Slowly, my eyes opened to the duality of humans. I became aware of the never-ending tug of war between the heart and the mind; The mind preaches logic and reasoning, while the heart encourages spontaneity. In a conflict, people tend to gravitate towards the heart, which ultimately leads to our judgments being clouded. This exacerbates a conflict and escalates the disagreement instead of resolving it. In the spur of the moment, you get swayed by your emotions and take an illogical step, which you may regret afterwards. 

One method has immensely helped me resolve conflicts: emotional detachment — not apathy, but thoughtful distance. Whenever a conflict arises, I try to imagine myself as an outsider—a complete stranger who has randomly come across this argument. This might seem absurd at first, but hear me out.

When we shift our status in that conflict from a participant to a mere observer, it helps us remove the bias and the emotions we might be feeling. In this way, we set aside the feelings of anger, resentment, and revenge and bring logical reasoning out of our arsenal. This shifts focus from the heart to our mind, which, I feel, makes us more adequately equipped to neutralize these situations which might get out of hand. This will help us remove spontaneity from our decisions, which leads to actions that do not reflect our true intentions.

I have personally used detachment to resolve a lot of my problems. Stepping back and viewing the issue from a bird's eye view instead of being tunnel-visioned has enabled me to be as objective as possible. In this way, I have effectively neutralized most of my conflicts. However, I must admit that this is not the case sometimes. In certain cases, in the heat of the moment, I find it hard to detach from the conflict as the visceral emotions of that moment completely take hold of me. 

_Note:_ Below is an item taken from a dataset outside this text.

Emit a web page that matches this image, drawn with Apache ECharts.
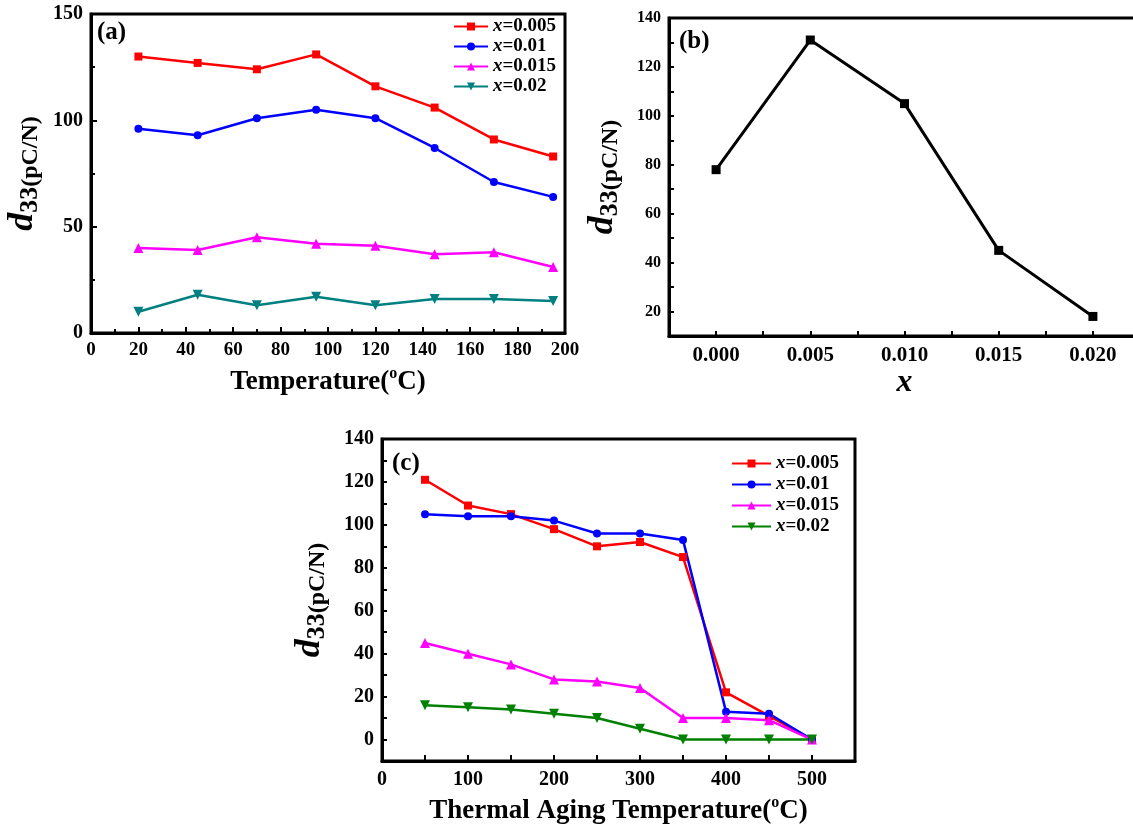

Detaching seems counterintuitive at first, as it removes our instinctive urge to tackle a problem by letting our emotions run rampant. Detachment might seem like suppressing emotions, which might seem like destructive behavior to some of you. However, detachment is really about temporarily setting aside vengeful emotions to gain clarity and better judgment in order to improve your relations and live in harmony with the people who mean so much to you.